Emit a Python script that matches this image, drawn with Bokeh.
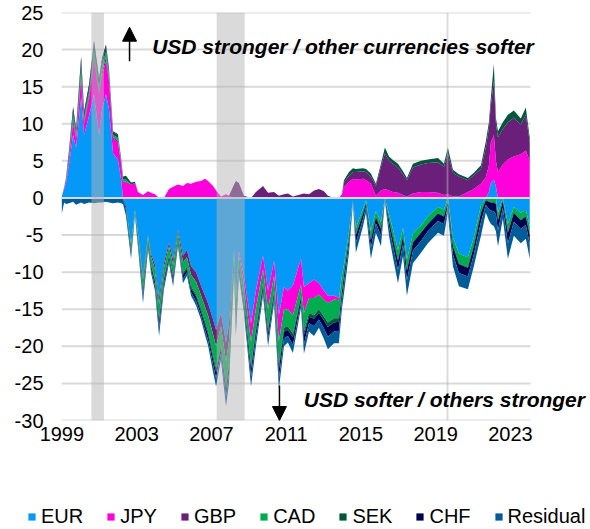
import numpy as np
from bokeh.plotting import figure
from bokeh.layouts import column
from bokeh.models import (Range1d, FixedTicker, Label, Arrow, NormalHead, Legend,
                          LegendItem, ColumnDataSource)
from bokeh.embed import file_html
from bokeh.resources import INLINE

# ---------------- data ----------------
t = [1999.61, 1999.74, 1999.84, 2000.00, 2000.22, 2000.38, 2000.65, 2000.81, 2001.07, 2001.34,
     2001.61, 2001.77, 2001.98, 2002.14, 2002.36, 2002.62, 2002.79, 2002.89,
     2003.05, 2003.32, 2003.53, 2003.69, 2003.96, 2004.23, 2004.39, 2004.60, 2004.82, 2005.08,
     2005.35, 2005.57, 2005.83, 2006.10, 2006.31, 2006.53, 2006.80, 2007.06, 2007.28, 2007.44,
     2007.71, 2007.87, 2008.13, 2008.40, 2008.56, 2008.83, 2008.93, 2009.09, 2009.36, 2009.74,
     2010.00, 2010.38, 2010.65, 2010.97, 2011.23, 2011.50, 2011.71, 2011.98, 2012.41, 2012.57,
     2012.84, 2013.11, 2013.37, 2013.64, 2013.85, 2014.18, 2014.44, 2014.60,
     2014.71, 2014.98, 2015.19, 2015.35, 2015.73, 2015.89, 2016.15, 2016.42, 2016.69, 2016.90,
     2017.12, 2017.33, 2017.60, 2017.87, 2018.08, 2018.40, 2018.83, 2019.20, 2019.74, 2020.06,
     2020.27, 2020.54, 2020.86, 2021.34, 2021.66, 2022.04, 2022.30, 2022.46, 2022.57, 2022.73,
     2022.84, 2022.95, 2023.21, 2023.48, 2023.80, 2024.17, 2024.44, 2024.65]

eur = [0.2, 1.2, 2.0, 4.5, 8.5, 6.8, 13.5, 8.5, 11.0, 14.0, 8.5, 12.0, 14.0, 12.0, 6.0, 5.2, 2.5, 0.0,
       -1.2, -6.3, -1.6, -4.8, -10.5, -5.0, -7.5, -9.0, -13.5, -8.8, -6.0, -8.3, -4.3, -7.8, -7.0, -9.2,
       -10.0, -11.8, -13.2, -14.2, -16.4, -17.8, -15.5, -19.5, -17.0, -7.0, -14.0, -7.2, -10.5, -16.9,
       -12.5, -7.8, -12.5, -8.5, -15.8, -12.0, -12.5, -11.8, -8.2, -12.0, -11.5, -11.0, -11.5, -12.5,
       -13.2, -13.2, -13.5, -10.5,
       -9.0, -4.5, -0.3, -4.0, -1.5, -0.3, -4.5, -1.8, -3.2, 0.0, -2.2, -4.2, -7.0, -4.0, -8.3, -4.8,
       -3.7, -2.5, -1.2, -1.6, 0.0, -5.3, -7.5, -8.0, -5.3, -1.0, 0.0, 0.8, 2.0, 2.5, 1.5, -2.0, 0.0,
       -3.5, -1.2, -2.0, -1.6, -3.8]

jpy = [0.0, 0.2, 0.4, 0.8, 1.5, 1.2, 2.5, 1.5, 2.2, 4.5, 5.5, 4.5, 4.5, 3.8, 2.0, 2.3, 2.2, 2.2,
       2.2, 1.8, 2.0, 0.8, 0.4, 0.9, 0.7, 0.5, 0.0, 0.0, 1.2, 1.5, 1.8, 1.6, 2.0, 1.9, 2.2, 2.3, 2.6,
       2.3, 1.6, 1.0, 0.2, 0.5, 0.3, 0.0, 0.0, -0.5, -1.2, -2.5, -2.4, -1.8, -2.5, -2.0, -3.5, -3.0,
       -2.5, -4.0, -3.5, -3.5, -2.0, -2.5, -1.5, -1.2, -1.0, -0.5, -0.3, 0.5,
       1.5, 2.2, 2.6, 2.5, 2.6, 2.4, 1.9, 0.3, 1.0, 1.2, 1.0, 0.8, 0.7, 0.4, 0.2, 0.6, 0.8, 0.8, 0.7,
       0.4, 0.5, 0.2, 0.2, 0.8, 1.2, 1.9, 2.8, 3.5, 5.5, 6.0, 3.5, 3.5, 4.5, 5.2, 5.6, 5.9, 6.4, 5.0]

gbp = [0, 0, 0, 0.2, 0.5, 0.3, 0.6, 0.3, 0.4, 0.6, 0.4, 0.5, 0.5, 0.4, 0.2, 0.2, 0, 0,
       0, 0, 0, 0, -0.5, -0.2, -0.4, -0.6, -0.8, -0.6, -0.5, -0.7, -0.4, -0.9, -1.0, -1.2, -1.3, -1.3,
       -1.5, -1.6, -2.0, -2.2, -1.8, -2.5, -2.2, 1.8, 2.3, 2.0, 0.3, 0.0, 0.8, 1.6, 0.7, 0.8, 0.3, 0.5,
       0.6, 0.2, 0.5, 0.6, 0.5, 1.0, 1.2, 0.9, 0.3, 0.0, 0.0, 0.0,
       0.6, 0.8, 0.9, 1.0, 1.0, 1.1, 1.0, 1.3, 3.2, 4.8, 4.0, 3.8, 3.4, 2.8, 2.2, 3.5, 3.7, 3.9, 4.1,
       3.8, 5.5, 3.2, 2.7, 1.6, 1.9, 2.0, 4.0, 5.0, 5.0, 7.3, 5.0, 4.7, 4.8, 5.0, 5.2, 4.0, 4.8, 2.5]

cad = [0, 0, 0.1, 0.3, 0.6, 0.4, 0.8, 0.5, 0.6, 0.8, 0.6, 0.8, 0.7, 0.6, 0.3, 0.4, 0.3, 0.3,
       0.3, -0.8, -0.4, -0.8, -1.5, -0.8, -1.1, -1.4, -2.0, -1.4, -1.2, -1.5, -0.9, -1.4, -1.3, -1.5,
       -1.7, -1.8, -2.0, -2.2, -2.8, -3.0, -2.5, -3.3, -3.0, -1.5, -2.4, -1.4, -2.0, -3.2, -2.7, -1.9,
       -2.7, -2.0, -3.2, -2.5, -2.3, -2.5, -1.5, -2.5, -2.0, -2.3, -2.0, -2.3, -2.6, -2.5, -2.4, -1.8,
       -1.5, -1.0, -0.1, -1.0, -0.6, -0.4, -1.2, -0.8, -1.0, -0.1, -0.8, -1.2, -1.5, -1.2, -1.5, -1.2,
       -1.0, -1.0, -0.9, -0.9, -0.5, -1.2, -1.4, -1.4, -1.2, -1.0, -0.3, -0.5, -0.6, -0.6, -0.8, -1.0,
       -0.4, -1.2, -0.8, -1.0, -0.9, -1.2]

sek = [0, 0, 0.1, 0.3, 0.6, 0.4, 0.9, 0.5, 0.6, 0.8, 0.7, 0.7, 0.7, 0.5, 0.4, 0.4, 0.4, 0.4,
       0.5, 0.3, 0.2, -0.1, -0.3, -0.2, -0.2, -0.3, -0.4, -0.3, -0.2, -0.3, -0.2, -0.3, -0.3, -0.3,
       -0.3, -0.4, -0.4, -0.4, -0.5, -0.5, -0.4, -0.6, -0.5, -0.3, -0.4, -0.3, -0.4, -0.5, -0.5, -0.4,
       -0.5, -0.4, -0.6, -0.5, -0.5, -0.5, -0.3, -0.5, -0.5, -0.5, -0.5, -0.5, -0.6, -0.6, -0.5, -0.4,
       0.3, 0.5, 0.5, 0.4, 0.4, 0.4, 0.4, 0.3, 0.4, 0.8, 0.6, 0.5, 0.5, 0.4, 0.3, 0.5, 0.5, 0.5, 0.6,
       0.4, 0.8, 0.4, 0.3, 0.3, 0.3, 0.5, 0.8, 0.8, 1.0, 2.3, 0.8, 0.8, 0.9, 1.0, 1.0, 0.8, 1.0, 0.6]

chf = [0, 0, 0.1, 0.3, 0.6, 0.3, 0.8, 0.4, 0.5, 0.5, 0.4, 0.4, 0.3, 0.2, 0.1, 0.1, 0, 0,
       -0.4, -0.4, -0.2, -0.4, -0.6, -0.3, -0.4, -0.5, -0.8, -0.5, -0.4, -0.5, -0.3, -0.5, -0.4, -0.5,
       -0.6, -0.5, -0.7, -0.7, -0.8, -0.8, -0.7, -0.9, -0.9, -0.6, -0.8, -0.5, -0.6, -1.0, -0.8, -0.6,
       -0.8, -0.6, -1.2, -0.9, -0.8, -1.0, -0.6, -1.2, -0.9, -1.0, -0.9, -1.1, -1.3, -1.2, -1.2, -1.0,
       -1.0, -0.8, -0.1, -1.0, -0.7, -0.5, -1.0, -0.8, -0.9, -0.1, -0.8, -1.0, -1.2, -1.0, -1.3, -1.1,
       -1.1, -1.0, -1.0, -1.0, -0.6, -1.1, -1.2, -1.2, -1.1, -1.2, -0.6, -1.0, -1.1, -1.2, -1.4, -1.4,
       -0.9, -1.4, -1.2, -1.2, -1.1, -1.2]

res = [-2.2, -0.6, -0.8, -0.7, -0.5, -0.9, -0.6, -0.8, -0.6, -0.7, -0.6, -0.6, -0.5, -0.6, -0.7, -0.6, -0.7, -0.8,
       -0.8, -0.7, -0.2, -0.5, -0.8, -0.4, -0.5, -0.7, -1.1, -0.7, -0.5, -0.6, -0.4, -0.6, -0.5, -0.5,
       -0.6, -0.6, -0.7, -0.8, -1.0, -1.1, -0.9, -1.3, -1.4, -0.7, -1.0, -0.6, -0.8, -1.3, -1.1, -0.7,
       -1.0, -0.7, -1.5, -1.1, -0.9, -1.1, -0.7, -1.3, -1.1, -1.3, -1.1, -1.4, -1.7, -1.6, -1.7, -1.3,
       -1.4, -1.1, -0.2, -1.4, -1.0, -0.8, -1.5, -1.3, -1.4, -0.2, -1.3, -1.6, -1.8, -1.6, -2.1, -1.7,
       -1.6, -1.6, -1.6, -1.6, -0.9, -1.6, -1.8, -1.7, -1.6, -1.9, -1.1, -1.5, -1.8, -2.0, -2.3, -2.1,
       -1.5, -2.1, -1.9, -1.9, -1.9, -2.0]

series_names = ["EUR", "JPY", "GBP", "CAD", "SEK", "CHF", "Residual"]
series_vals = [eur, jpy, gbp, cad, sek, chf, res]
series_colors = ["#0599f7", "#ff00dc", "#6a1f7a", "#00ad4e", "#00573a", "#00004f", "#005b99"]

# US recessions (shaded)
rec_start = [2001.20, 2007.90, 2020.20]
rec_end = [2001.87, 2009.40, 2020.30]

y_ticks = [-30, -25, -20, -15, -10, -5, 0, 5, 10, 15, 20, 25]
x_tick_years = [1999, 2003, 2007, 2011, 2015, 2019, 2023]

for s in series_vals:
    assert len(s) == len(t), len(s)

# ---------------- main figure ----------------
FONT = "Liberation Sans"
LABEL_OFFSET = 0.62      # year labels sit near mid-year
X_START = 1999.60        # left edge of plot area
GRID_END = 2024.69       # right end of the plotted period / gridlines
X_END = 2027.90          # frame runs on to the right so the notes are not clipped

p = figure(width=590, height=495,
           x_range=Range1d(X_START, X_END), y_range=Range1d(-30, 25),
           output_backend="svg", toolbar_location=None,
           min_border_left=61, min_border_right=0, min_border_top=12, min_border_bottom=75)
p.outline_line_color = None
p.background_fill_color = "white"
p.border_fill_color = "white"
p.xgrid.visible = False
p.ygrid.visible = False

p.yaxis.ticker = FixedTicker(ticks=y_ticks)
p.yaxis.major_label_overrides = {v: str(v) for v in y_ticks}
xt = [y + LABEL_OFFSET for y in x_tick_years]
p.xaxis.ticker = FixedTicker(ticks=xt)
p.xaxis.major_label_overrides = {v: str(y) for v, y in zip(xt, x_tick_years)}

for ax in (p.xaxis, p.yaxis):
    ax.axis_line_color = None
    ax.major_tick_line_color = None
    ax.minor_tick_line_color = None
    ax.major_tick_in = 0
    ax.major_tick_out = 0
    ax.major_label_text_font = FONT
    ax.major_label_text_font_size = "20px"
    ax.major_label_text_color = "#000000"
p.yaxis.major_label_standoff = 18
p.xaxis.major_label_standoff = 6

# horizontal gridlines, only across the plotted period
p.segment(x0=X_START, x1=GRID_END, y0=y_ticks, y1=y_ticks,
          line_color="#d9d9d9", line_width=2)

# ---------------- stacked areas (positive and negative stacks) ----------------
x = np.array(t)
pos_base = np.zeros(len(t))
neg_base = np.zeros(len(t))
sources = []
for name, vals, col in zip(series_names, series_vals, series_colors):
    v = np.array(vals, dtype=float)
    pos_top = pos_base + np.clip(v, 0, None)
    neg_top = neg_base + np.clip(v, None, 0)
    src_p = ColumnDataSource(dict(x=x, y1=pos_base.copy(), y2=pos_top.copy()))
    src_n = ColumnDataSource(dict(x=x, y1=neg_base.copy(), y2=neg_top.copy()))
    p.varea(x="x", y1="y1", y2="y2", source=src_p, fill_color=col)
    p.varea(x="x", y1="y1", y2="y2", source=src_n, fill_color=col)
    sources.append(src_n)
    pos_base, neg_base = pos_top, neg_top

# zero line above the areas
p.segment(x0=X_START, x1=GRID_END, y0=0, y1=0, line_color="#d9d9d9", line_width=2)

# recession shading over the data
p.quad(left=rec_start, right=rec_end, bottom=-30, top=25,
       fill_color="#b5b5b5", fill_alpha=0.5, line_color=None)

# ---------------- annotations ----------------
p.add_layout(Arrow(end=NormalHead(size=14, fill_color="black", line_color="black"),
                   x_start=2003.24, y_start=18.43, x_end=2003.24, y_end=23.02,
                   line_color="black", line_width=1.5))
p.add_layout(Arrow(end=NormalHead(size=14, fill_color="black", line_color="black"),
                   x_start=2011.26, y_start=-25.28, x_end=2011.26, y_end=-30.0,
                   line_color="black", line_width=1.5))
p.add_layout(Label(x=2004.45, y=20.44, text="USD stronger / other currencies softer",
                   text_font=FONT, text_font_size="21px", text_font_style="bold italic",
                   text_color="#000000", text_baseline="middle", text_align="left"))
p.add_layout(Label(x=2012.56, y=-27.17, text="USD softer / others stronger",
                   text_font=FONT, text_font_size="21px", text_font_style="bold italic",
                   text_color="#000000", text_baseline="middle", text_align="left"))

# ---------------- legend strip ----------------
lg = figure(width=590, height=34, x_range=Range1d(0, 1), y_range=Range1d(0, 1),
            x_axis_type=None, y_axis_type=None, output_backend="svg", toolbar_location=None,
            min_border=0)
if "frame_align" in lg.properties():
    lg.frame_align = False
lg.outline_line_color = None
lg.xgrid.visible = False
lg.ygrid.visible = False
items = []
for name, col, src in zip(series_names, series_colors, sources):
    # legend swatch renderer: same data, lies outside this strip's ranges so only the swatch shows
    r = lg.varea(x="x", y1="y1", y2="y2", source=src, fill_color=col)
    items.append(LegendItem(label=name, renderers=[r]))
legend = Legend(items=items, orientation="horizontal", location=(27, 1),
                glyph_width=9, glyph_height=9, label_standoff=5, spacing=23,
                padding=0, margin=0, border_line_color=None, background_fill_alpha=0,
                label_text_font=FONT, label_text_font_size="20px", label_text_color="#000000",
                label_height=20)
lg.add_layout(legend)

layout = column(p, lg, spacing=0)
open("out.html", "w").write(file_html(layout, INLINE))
=-=-=-=-=
▶ _Aim_: Begin at the first line of the material and copy each line exactly through the one containing "-3.5, -1.2, -2.0, -1.6, -3.8]". Omit pictures.

▶ _Complete response_:
Emit a Python script that matches this image, drawn with Bokeh.
import numpy as np
from bokeh.plotting import figure
from bokeh.layouts import column
from bokeh.models import (Range1d, FixedTicker, Label, Arrow, NormalHead, Legend,
                          LegendItem, ColumnDataSource)
from bokeh.embed import file_html
from bokeh.resources import INLINE

# ---------------- data ----------------
t = [1999.61, 1999.74, 1999.84, 2000.00, 2000.22, 2000.38, 2000.65, 2000.81, 2001.07, 2001.34,
     2001.61, 2001.77, 2001.98, 2002.14, 2002.36, 2002.62, 2002.79, 2002.89,
     2003.05, 2003.32, 2003.53, 2003.69, 2003.96, 2004.23, 2004.39, 2004.60, 2004.82, 2005.08,
     2005.35, 2005.57, 2005.83, 2006.10, 2006.31, 2006.53, 2006.80, 2007.06, 2007.28, 2007.44,
     2007.71, 2007.87, 2008.13, 2008.40, 2008.56, 2008.83, 2008.93, 2009.09, 2009.36, 2009.74,
     2010.00, 2010.38, 2010.65, 2010.97, 2011.23, 2011.50, 2011.71, 2011.98, 2012.41, 2012.57,
     2012.84, 2013.11, 2013.37, 2013.64, 2013.85, 2014.18, 2014.44, 2014.60,
     2014.71, 2014.98, 2015.19, 2015.35, 2015.73, 2015.89, 2016.15, 2016.42, 2016.69, 2016.90,
     2017.12, 2017.33, 2017.60, 2017.87, 2018.08, 2018.40, 2018.83, 2019.20, 2019.74, 2020.06,
     2020.27, 2020.54, 2020.86, 2021.34, 2021.66, 2022.04, 2022.30, 2022.46, 2022.57, 2022.73,
     2022.84, 2022.95, 2023.21, 2023.48, 2023.80, 2024.17, 2024.44, 2024.65]

eur = [0.2, 1.2, 2.0, 4.5, 8.5, 6.8, 13.5, 8.5, 11.0, 14.0, 8.5, 12.0, 14.0, 12.0, 6.0, 5.2, 2.5, 0.0,
       -1.2, -6.3, -1.6, -4.8, -10.5, -5.0, -7.5, -9.0, -13.5, -8.8, -6.0, -8.3, -4.3, -7.8, -7.0, -9.2,
       -10.0, -11.8, -13.2, -14.2, -16.4, -17.8, -15.5, -19.5, -17.0, -7.0, -14.0, -7.2, -10.5, -16.9,
       -12.5, -7.8, -12.5, -8.5, -15.8, -12.0, -12.5, -11.8, -8.2, -12.0, -11.5, -11.0, -11.5, -12.5,
       -13.2, -13.2, -13.5, -10.5,
       -9.0, -4.5, -0.3, -4.0, -1.5, -0.3, -4.5, -1.8, -3.2, 0.0, -2.2, -4.2, -7.0, -4.0, -8.3, -4.8,
       -3.7, -2.5, -1.2, -1.6, 0.0, -5.3, -7.5, -8.0, -5.3, -1.0, 0.0, 0.8, 2.0, 2.5, 1.5, -2.0, 0.0,
       -3.5, -1.2, -2.0, -1.6, -3.8]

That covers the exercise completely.